Th. Wagner / 01.05.2022

@Wolfgang Müller: ich pflichte Ihnen uneingeschränkt bei. Wie manche schon geschrieben haben, war das größte Versäumnis der BRD, der Adenauer Regierung Deutschland nicht neutral zu machen. Es wäre ein großer neutraler Block in Mitteleuropa entstanden und hier wäre dann für viele Schluss gewesen. Die Kriegsbegeisterung heute, die Kriegshetzerei, auch hier auf der Achse halte ich für völlig daneben.

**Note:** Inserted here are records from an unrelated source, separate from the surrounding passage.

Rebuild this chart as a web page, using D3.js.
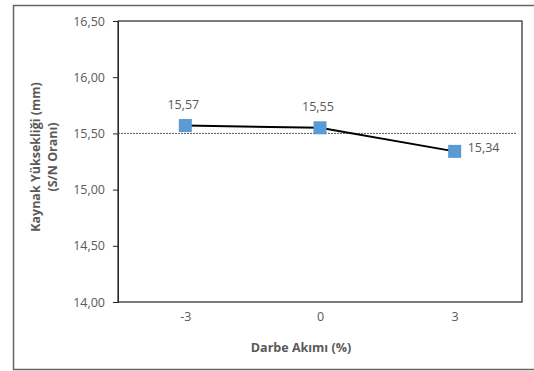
<!DOCTYPE html>
<html><head><meta charset="utf-8">
<script src="https://cdn.jsdelivr.net/npm/d3@7"></script>
<style>body{margin:0;background:#fff}svg{display:block}text{font-family:"Open Sans",Lato,sans-serif}</style>
</head><body>
<svg id="c" width="534" height="371"></svg>
<script>
const categories = ["-3", "0", "3"];
const values = [15.57, 15.55, 15.34];
const yTicks = [14.0, 14.5, 15.0, 15.5, 16.0, 16.5];
const refValue = 15.5;

const svg = d3.select("#c");
const L = 118, R = 522, T = 21, B = 302;
const fmt = v => d3.format(".2f")(v).replace(".", ",");
const gray = "#595959";
const fs = "12.5px";

svg.append("rect").attr("x", 13.5).attr("y", 5.5).attr("width", 530).attr("height", 364)
  .attr("fill", "#fff").attr("stroke", "#646464").attr("stroke-width", 1.5);

const x = d3.scalePoint().domain(categories).range([L, R]).padding(0.5);
const y = d3.scaleLinear().domain([14, 16.5]).range([B, T]);

// plot frame
svg.append("rect").attr("x", L).attr("y", T).attr("width", R - L).attr("height", B - T)
  .attr("fill", "none").attr("stroke", "#262626").attr("stroke-width", 1.2);

// y axis
const ya = svg.append("g").attr("transform", `translate(${L},0)`)
  .call(d3.axisLeft(y).tickValues(yTicks).tickFormat(fmt).tickSize(5).tickPadding(8));
ya.select(".domain").attr("stroke", "#262626");
ya.selectAll(".tick line").attr("stroke", "#262626");
ya.selectAll("text").attr("fill", gray).style("font-size", fs).style("font-family", "Open Sans");

// x axis
const xa = svg.append("g").attr("transform", `translate(0,${B})`)
  .call(d3.axisBottom(x).tickSize(0).tickPadding(10));
xa.select(".domain").remove();
xa.selectAll("text").attr("fill", gray).style("font-size", fs).style("font-family", "Open Sans");

// reference dotted line
svg.append("line").attr("x1", L).attr("x2", 517).attr("y1", y(refValue)).attr("y2", y(refValue))
  .attr("stroke", "#555").attr("stroke-width", 1).attr("stroke-dasharray", "2,1");

// series line
const data = categories.map((c, i) => ({c, v: values[i]}));
svg.append("path").datum(data)
  .attr("d", d3.line().x(d => x(d.c)).y(d => y(d.v)))
  .attr("fill", "none").attr("stroke", "#000").attr("stroke-width", 2);

// markers
svg.selectAll("rect.m").data(data).join("rect").attr("class", "m")
  .attr("x", d => x(d.c) - 6.5).attr("y", d => y(d.v) - 6.5).attr("width", 13).attr("height", 13)
  .attr("fill", "#5B9BD5");

// labels
svg.selectAll("text.lbl").data(data).join("text").attr("class", "lbl")
  .attr("x", (d, i) => i < 2 ? x(d.c) - 2 : x(d.c) + 13)
  .attr("y", (d, i) => i < 2 ? y(d.v) - 17 : y(d.v) + 1)
  .attr("text-anchor", (d, i) => i < 2 ? "middle" : "start")
  .attr("fill", gray).style("font-size", fs).text(d => fmt(d.v));

// axis titles
svg.append("text").attr("x", 301).attr("y", 352).attr("text-anchor", "middle")
  .attr("fill", gray).style("font-size", "12.5px").style("font-weight", "bold").text("Darbe Akımı (%)");
const yt = svg.append("text").attr("transform", `translate(0,157) rotate(-90)`)
  .attr("text-anchor", "middle").attr("fill", gray).style("font-size", "12.5px").style("font-weight", "bold");
yt.append("tspan").attr("x", 0).attr("y", 40).text("Kaynak Yüksekliği (mm)");
yt.append("tspan").attr("x", 0).attr("y", 57).text("(S/N Oranı)");
</script>
</body></html>
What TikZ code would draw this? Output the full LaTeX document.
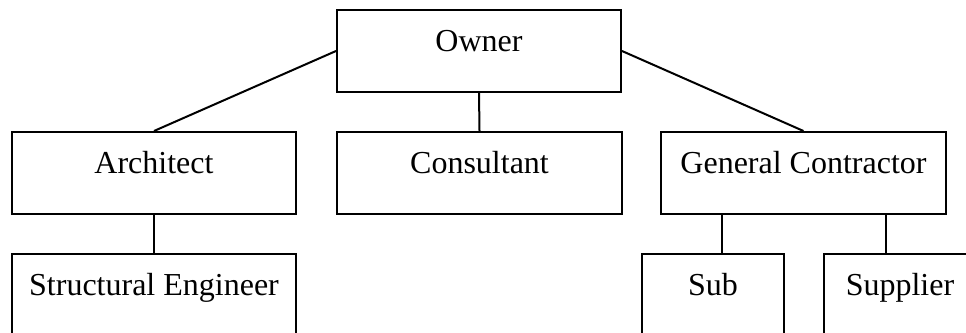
\documentclass[tikz,border=0pt]{standalone}
\usepackage{fontspec}
\setmainfont{Liberation Serif}
\usetikzlibrary{calc}
\begin{document}
\begin{tikzpicture}[x=0.75pt,y=-0.75pt,
  orgbox/.style={draw, line width=1.5pt, rectangle, anchor=north west,
    inner xsep=0pt, inner ysep=0pt, text height=30.75pt, text depth=30.75pt,
    font=\fontsize{24pt}{28pt}\selectfont},
  link/.style={line width=1.5pt}]
\useasboundingbox (0,0) rectangle (966,332);
\clip (0,0) rectangle (966,332);
\node[orgbox, minimum width=213pt] (owner) at (336,9) {Owner};
\node[orgbox, minimum width=213pt] (arch) at (11,131) {Architect};
\node[orgbox, minimum width=213.75pt] (cons) at (336,131) {Consultant};
\node[orgbox, minimum width=213.75pt] (gc) at (660,131) {General Contractor};
\node[orgbox, minimum width=213pt] (se) at (11,253) {Structural Engineer};
\node[orgbox, minimum width=106.5pt] (sub) at (641,253) {Sub};
\node[orgbox, minimum width=114pt] (sup) at (823,253) {Supplier};
\draw[link] (owner.west) -- (arch.north);
\draw[link] (owner.east) -- (gc.north);
\draw[link] (owner.south) -- (cons.north);
\draw[link] (arch.south) -- (se.north);
\coordinate (g1) at ($(gc.south west)+(61.7,0)$);
\coordinate (g2) at ($(gc.south east)+(-61.5,0)$);
\draw[link] (g1) -- (g1 |- sub.north);
\draw[link] (g2) -- (g2 |- sup.north);
\end{tikzpicture}
\end{document}
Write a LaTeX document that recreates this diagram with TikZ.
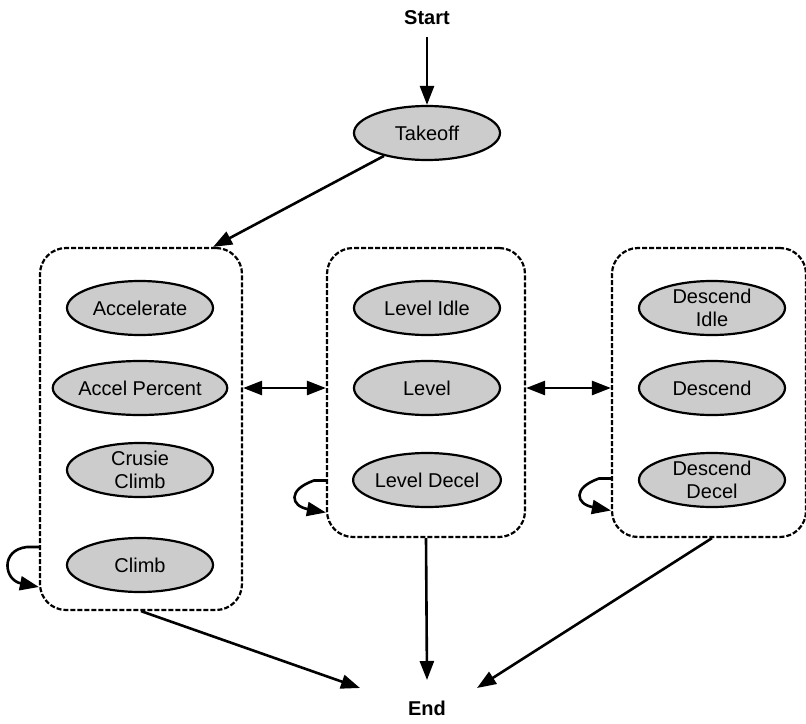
\documentclass[tikz,border=0pt]{standalone}
\usepackage{fontspec}
\setmainfont{Liberation Sans}
\usetikzlibrary{shapes.geometric,arrows.meta}
\definecolor{stategray}{HTML}{CCCCCC}

\tikzset{
  state/.style={ellipse, draw, line width=2.2pt, fill=stategray,
    minimum width=146pt, minimum height=54pt, inner sep=0pt, align=center,
    font=\fontsize{20}{23}\selectfont},
  group/.style={draw, line width=2.2pt, dash pattern=on 5pt off 2pt,
    rounded corners=26pt},
  term/.style={font=\fontsize{20}{23}\selectfont\bfseries, inner sep=8pt},
  arr/.style={line width=2.6pt, -{Triangle[length=19pt,width=14pt]}},
  darr/.style={line width=2.6pt, {Triangle[length=19pt,width=14pt]}-{Triangle[length=19pt,width=14pt]}}
}

\begin{document}
\begin{tikzpicture}[x=1pt, y=-1pt]
  \useasboundingbox (0,0) rectangle (806,723);
  % start and end
  \node[term] (start) at (427,18) {Start};
  \node[term] (stop) at (427,708) {End};
  \node[state] (takeoff) at (427,133) {Takeoff};
  % three groups of states
  \node[group, minimum width=202pt, minimum height=362pt] (climbgrp) at (141,429) {};
  \node[group, minimum width=198pt, minimum height=289pt] (levelgrp) at (426,392.5) {};
  \node[group, minimum width=194pt, minimum height=289pt] (descgrp) at (709,392.5) {};
  % climb group
  \node[state] (accel) at (140,308) {Accelerate};
  \node[state] (accpct) at (140,388) {Accel Percent};
  \node[state] (cruise) at (140,470) {Crusie\\Climb};
  \node[state] (climb) at (140,565) {Climb};
  % level group
  \node[state] (lvlidle) at (427,308) {Level Idle};
  \node[state] (level) at (427,388) {Level};
  \node[state] (lvldecel) at (427,480) {Level Decel};
  % descend group
  \node[state] (dscidle) at (712,308) {Descend\\Idle};
  \node[state] (descend) at (712,388) {Descend};
  \node[state] (dscdecel) at (712,480) {Descend\\Decel};
  % transitions
  \draw[arr] ([yshift=-4pt]start.south) -- (takeoff);
  \draw[arr] (takeoff) -- ([xshift=-30pt]climbgrp.north east);
  \draw[darr] (climbgrp.east |- accpct) -- (levelgrp.west |- accpct);
  \draw[darr] (levelgrp.east |- level) -- (descgrp.west |- level);
  % self loops
  \draw[arr] ([yshift=-118pt]climbgrp.west) -- ++(-12,0)
    .. controls (0,550) and (4,580) .. ([yshift=-158pt]climbgrp.west);
  \draw[arr] ([yshift=-88pt]levelgrp.west) -- ++(-12,0)
    .. controls (287,490) and (291,506) .. ([yshift=-120pt]levelgrp.west);
  \draw[arr] ([yshift=-86pt]descgrp.west) -- ++(-12,0)
    .. controls (572,488) and (576,504) .. ([yshift=-118pt]descgrp.west);
  % to end
  \draw[arr] (climbgrp.south) -- ([xshift=-67pt,yshift=20pt]stop.center);
  \draw[arr] (levelgrp.south) -- ([yshift=28pt]stop.center);
  \draw[arr] ([xshift=3pt]descgrp.south) -- ([xshift=50pt,yshift=20pt]stop.center);
\end{tikzpicture}
\end{document}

Schwere Waffen haben nirgends etwas zu suchen, außer in der eigenen Landesverteidigung. Diese ist völlig zerstört. Was ist das für ein Irrwitz einem fremden Land Waffen zu schenken, wenn man noch nicht einmal selbst eine funktionierende Armee hat. - Die historischen Gründe haben Sie sehr schön herausgearbeitet. Ich kenne selbst Militärs. Die ticken anders. Einseitige Waffenlieferungen, vor allem von schweren Waffen sind ganz klar ein Eingriff zu Gunsten einer Kriegspartei. Die Argumentation mit dem Völkerrecht halte ich für völlig absurd. Es gilt im Krieg militärische Logik.